The exchange on page 33 with the African-American sales clerk would never happen:
“Hi, miss, God, you have a gorgeous color.”
When I first read this, I thought she meant hair color, but then Radhika’s mini-me thought:
Say that to my mother. She stays up at night wondering who will marry me with this skin color.
I understand the point Bhagat is trying to make about colorism in India. But, a sales clerk at a store in the US would never mention skin color and certainly not as an introduction. She would be fired. This would happen, and has happened to me, in India, but not in the US.
I am sympathetic to how challenging crossing cultures is, which is why I have Indian beta readers. They have saved me many times. A competent American beta reader should have thrown up a giant red flag at this exchange.
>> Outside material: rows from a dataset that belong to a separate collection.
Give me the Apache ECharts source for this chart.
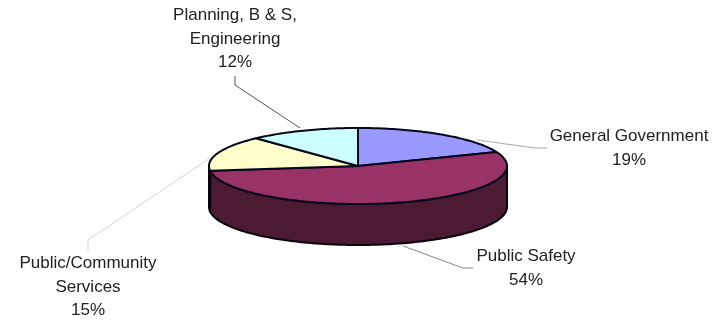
<!DOCTYPE html>
<html>
<head>
<meta charset="utf-8">
<style>html,body{margin:0;padding:0;background:#fff}#c{width:719px;height:320px}</style>
<script src="https://cdn.jsdelivr.net/npm/echarts@6/dist/echarts.min.js"></script>
</head>
<body>
<div id="c"></div>
<script>
var categories = ['General Government', 'Public Safety', 'Public/Community\nServices', 'Planning, B & S,\nEngineering'];
var shares = [19, 54, 15, 12];
var topColors = ['#9999FF', '#993366', '#FFFFCC', '#CCFFFF'];
var wallColors = ['#4C4C80', '#4C1A33', '#808066', '#668080'];

// layout of the projected pie
var cx = 358, cy = 166, rx = 149, ry = 38, depth = 41;
var labelBoxes = [
  { x: 629, y: 125 },
  { x: 526, y: 245 },
  { x: 88, y: 252 },
  { x: 235, y: 4 }
];
var leaders = [
  { pts: [[477, 140], [535, 148], [547, 148]], color: '#aaaaaa' },
  { pts: [[403, 246], [463, 268], [473, 268]], color: '#888888' },
  { pts: [[210, 158], [88, 240], [88, 251]], color: '#d4d4d4' },
  { pts: [[300, 128], [235, 85], [235, 76]], color: '#555555' }
];

var total = shares.reduce(function (a, b) { return a + b; }, 0);
var starts = [], acc = 0;
shares.forEach(function (v) { starts.push(acc); acc += v; });

function pt(theta, dy) {
  return [cx + rx * Math.sin(theta), cy - ry * Math.cos(theta) + (dy || 0)];
}
function arc(a0, a1, dy) {
  var out = [], n = Math.max(2, Math.ceil((a1 - a0) / 0.02));
  for (var i = 0; i <= n; i++) out.push(pt(a0 + (a1 - a0) * i / n, dy));
  return out;
}

function renderItem(params, api) {
  var i = params.dataIndex;
  var value = api.value(0);
  var a0 = starts[i] / total * Math.PI * 2;
  var a1 = a0 + value / total * Math.PI * 2;
  var children = [];
  // wall: only the part of the rim on the near half of the ellipse
  var w0 = Math.max(a0, Math.PI / 2), w1 = Math.min(a1, Math.PI * 1.5);
  if (w1 > w0) {
    children.push({
      type: 'polygon',
      shape: { points: arc(w0, w1, 0).concat(arc(w0, w1, depth).reverse()) },
      style: { fill: wallColors[i], stroke: '#08030c', lineWidth: 2, lineJoin: 'round' }
    });
  }
  children.push({
    type: 'polygon',
    shape: { points: [[cx, cy]].concat(arc(a0, a1, 0)) },
    style: { fill: topColors[i], stroke: '#08081c', lineWidth: 2, lineJoin: 'round' }
  });
  children.push({
    type: 'polyline',
    shape: { points: leaders[i].pts },
    style: { fill: null, stroke: leaders[i].color, lineWidth: 1 }
  });
  children.push({
    type: 'text',
    style: {
      text: categories[i] + '\n' + value + '%',
      x: labelBoxes[i].x, y: labelBoxes[i].y,
      align: 'center', verticalAlign: 'top',
      font: '17px "Liberation Sans", Arial, sans-serif',
      lineHeight: 23.5, fill: '#222222'
    }
  });
  return { type: 'group', children: children };
}

var chart = echarts.init(document.getElementById('c'), null, { renderer: 'canvas' });
chart.setOption({
  animation: false,
  backgroundColor: '#ffffff',
  series: [{
    type: 'custom',
    coordinateSystem: 'none',
    renderItem: renderItem,
    data: shares.map(function (v, i) { return { name: categories[i], value: [v] }; })
  }]
});
</script>
</body>
</html>
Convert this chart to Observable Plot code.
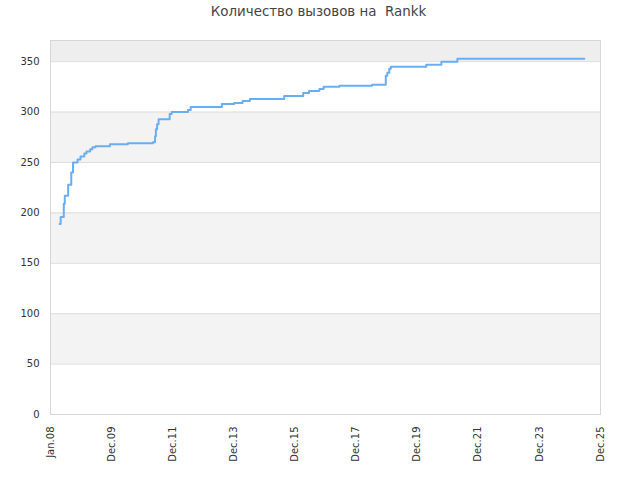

There are better ways to talk about the issue. It might come up among friends, but not strangers. For example, if Radhika went make-up shopping with a friend and complained about her complexion being too dark, the friend might well comment in a positive light. That might happen. But this. No.
A sagging plot
While many have enjoyed the investment banking scenes, I didn’t. I felt that was where the plot tended to sag. Although these scenes established Radhika’s career ambitions, I found myself wanting to hurry past them. Perhaps if they had emphasized the office politics underlying the deals more than the details of the deals themselves I would have enjoyed those scenes more.
1 Indian Girl
I loved Radhika. Faults aside, the book worked for me. Radhika’s advice to herself in the final scenes is something I need to remember.
But, don’t take my word for it. Read One Indian Girl yourself.